By looking at the log, there were no reducers running, so the job is stuck in running mappers. But there is still head room as indicated by "headroom=<memory:420864, vCores:235>" How much resource are you requesting for each Mapper? Can you post your job config here? Mapreduce container allocation has some issues, and RM could also have bugs leading to this problem. If plausible, can you turn the AM log level to Debug and upload the full log later on. Based on all the information I can get here, I am able to rule out the mapper and reducer deadlock issue, but still cannot pinpoint why it is stuck in map phase.
Is there a way to attach the file?
Each data node has 24 cores, 64 GB, 6 drives x 2 TB.
NodeManager is allocated 45GB; Mappers are allocated 4GB (3.2GB Heap); Reducers are allocated 8GB (6.4GB Heap); AM is allocated 8GB (6.4 GB Heap).
Didn't see anywhere we can upload a file unfortunately. Can you provide an external link to the log files here?
Thanks for providing the logs. Looked at the AM logs, noticed two things:
1. 64 TaskAttempt time out after they report progress of 1.0, indicating there could be node manager failure or network issue.
2. The job only got two allocations of resources, 64 containers totally.
I suspect there is node manager failure/resource manager issues, so the job can never get resources, therefore is stuck in map phrase. Can you also link some node manager logs as well as the resource manager logs? Since you are now running on test cluster, if you'd really like to get to the bottom of the issue, is it possible for you to turn all the log levels to Debug?
I ran the job overnight, and it never completed. But, it did take down the YARN ResourceManager and multiple NodeManagers after 5 or 6 hours. Out of 450 mappers, only 64 completed, 386 pending, and 0 running. The pending mappers are in a Scheduled state.
Here are the logs I can get. I put the level of logging to debug. I included the log of completed NodeManager.
We know now that the custom MapReduce jobs are not causing the issue. We decided to upgrade our 2nd production cluster to CDH 5.5.2, and the same things happened again. This cluster is used to process users' hive queries and jobs mainly for data analysis. What we saw is all the mappers would finish, but only half the reducers would finish, the other half would be pending, and none running. This job would block all the following jobs leaving them in a pending state. After killing the blocking job, the pending jobs would go through. This would happen randomly over and over. There was one time that 2 jobs were stopped and blocking. Killing those 2 let other jobs go through. I have a feeling that there is some change that happened to YARN between CDH 5.4.8 and CDH 5.5.2 that is the cause. I have come to believe that it might be the scheduler not letting pending tasks to start. What are your thoughts? I have gathered the logs of one of these blocking jobs.

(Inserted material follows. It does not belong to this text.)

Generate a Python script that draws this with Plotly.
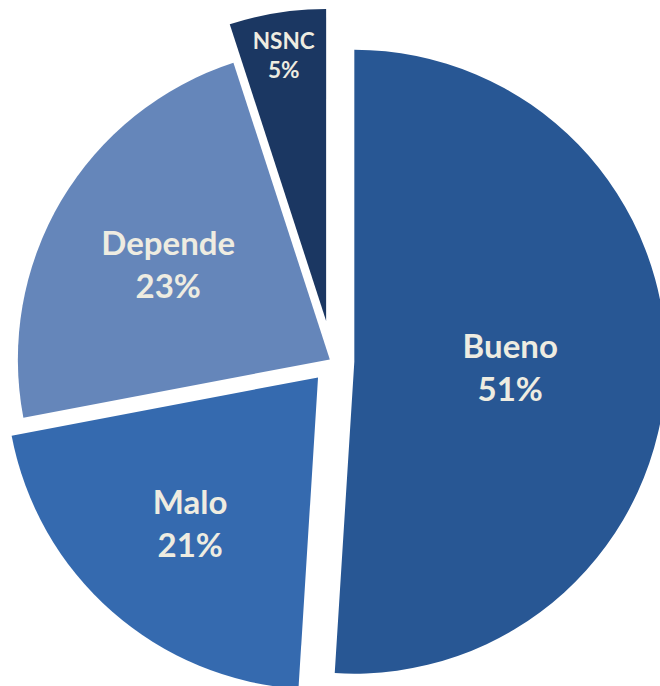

I hope you can give me some advice or hints to where to go for a solution.
"This cluster is used to process users' hive queries and jobs mainly for data analysis. What we saw is all the mappers would finish, but only half the reducers would finish, the other half would be pending, and none running. This job would block all the following jobs leaving them in a pending state. After killing the blocking job, the pending jobs would go through" Each though it sounds like a deadlock problem, I guess it is caused by something else because it is not rare according to your description.

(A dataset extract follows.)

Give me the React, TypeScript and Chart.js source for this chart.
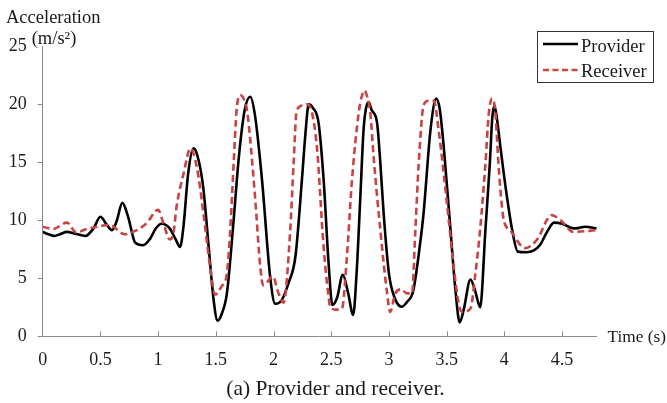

From the logs you uploaed, I noticed one common sympotom in both two occassions, that is, a lot of containers expiration messages in both AM and Resource Manager roughly around the same time window. Strangely, the containers seemed to be stuck after they reported to AM that they are done.
Looking at the node manager log you uploaded (the one I with DEBUG level), noticed a lot of Error while deleting some application logs. My guess is that all the container were stuck because of this problem, so the cluster can never claim them back, RM could never allocate resource to the jobs because no containers are reported to be available. Though I need to verify if that is indeed this root cause.
The error sample from Node Manager:
2016-04-22 18:34:37,080 ERROR org.apache.hadoop.yarn.server.nodemanager.LinuxContainerExecutor: DeleteAsUser for /var/log/hadoop-yarn/container/application_1461345890168_0001 returned with exit code: 255
2016-04-22 18:34:37,082 ERROR org.apache.hadoop.yarn.server.nodemanager.LinuxContainerExecutor: Output from LinuxContainerExecutor's deleteAsUser follows:
48177 2016-04-22 18:34:37,082 INFO org.apache.hadoop.yarn.server.nodemanager.ContainerExecutor: main : command provided 3
48178 2016-04-22 18:34:37,082 INFO org.apache.hadoop.yarn.server.nodemanager.ContainerExecutor: main : run as user is nobody
48179 2016-04-22 18:34:37,082 INFO org.apache.hadoop.yarn.server.nodemanager.ContainerExecutor: main : requested yarn user is gxetl
If possible, you could have a single node manager in your test cluster, and keep your debug level of node manager to DEBUG, so by viewing one Node Manager log, I can tell what is happening in the whole cluster on Node Manager side.
I brought the QA cluster down to 2 NodeManagers. Here are the log files for those 2 after the job stalled.